7th November, 2008
Promoting his new solo album The Cross Eyed Rambler, Paul Heaton takes some time out to chat to Student Direct about how to write a great song, using Wikipedia to get a record deal, and the evil that is Walkers crisps.
Paul Heaton, for those who are wondering, was the chief singer, songwriter, and all round communist of The Beautiful South, one of the biggest British bands of the late ‘80s and early 90s. Formed by ex Housemartins members Paul Heaton and Dave Hemmingway, the band became well known for Heaton’s dark, sarcastic and whingeing lyrics played over chirpy indie pop melodies. Songs such as ‘A Little Time’, ‘Song for Whoever’ and ‘Old Red Eyes is Back’ gained the band a devoted following, and Carry on up the Charts, the band’s first “best of” album, went down in history as the fastest selling British album. The band split up in January 2007, citing “musical differences” as the cause, but Heaton didn’t take retirement.
You’d think with that kind of résumé, getting a deal for a solo album wouldn’t be so hard. “It was devastating”, says Paul. “I finished the record, went on Wikipedia, and took down all the still going independent record labels”. He emailed 30 different labels (along the way finding out that 10 of them weren’t actually independent, but had recently been swallowed), and got two good responses. Five said no, without even listening to the record, stating that they “didn’t think there was a market for it”. Without listening to it. Yes, without listening to it. From that perspective, it’s interesting to consider how independent record labels that do this can survive, a notion that prompts a characteristically guard-dog like reaction from a man who, in his youth, was “left of Stalin” in terms of politics. “They exist on ripping bands off, and the bands you can rip off are the bands without managers or lawyers. Young bands. They sign them to a dodgy deal, before they [the band] know what a dodgy deal is.” “There’s also a bit of a John Peel ethic, you know, don’t touch somebody who’s had such chart success.” But to not want to listen to it first? “Bizarre”, he says.
Heaton has long been known for his song-writing. With lines like “with a choice between loneliness and love-sick QE2’s, well tonight I choose self-abuse” (‘Tonight I Fancy Myself’) to “Life my girl will take away that optimistic skip, stick its big foot out and try deliberately to trip, substitute young hope with arthritic hip” (‘Deckchair Collapsed’), for anyone looking for tips on how to pen an interesting chart topper, he’s your man. “I don’t think you can be too specific” when writing, he says. “If you’re too exact you start sounding like you’re punching the air a bit. Leave a little bit for the listener. Like ‘The Pub’ (a song from the new album). Let them think, “yeah, I know that pub”. Don’t fucking call it the Green Dragon, call it The Pub”.
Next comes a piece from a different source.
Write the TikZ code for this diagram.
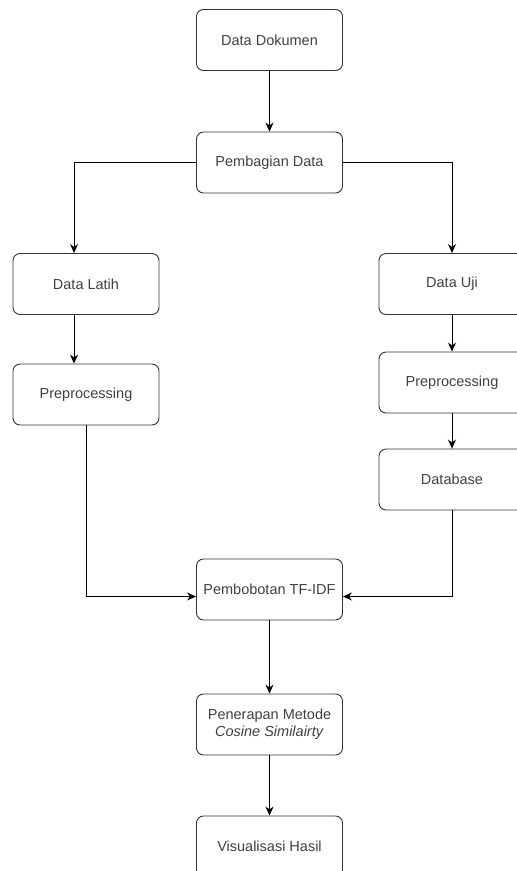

The great British pub is one of the many issues close to Heaton’s heart, and with its mention springs a good five or six minute conversation about the “5000 pubs closing down a year in the UK”. “That makes me angry”, he says. “Everything about that part of our society has gone skew-wiff”. Preferring a rough pub filled with varied characters and the risk of a glassed face to a “bar full of business suits and wankers”, Heaton attributes the slow death of the “centre of the village society” to a rise in bar culture, and Tesco’s vending of cheap booze. Oh, and the Tories.
The Tories have caused Heaton much anguish, but ranking right up there is the inadvertent forcing of him to terminate his crisp packet collecting. “I do have an incredible collection, and that’s putting it modestly”, he admits. But those days are over. “When I was a kid my politics were to the left of Stalin” he jokingly states, but “I was always told “if you vote Tory then you’d have more choice”. But they didn’t have anything against monopolising everything”. “In my life, Walkers…my fucking daughter will never taste a packet of sausage and tomato crisps…Walkers have taken over. It’s Walkers everywhere.”
Politics is a “real strong vein” through Heaton’s life, as is arguing. “Everything is political”, he says, “and I can argue with that bottle over there. You can leave me in the van by myself and I’ll have a political argument”. “So it’s good to put in songs. Every song is a political song. If you look at charts and you look at a particular month when there wasn’t a song about anything, but there was a big crisis, say the Iraq war. All those people have decided not to talk about that in song. That’s a political statement, not to write anything.”
If you did know who the Beautiful South and Paul Heaton were, then you probably would have been wondering (before 2007) if they would ever go away. But Heaton has plenty left in the tank to rant about. Plus, when asked what he’d be doing if he wasn’t putting his politics to music, he looks visibly worried. “Err…err…when I was a kid I wanted to be a fireman, but I was scared of fire. I think I would’ve just been a real sad loser, I can’t imagine anything else I would’ve done.” So, when he writes that “nothing’s black and white no more, just permanently tanned”, the future for Paul Heaton is quite definitely orange.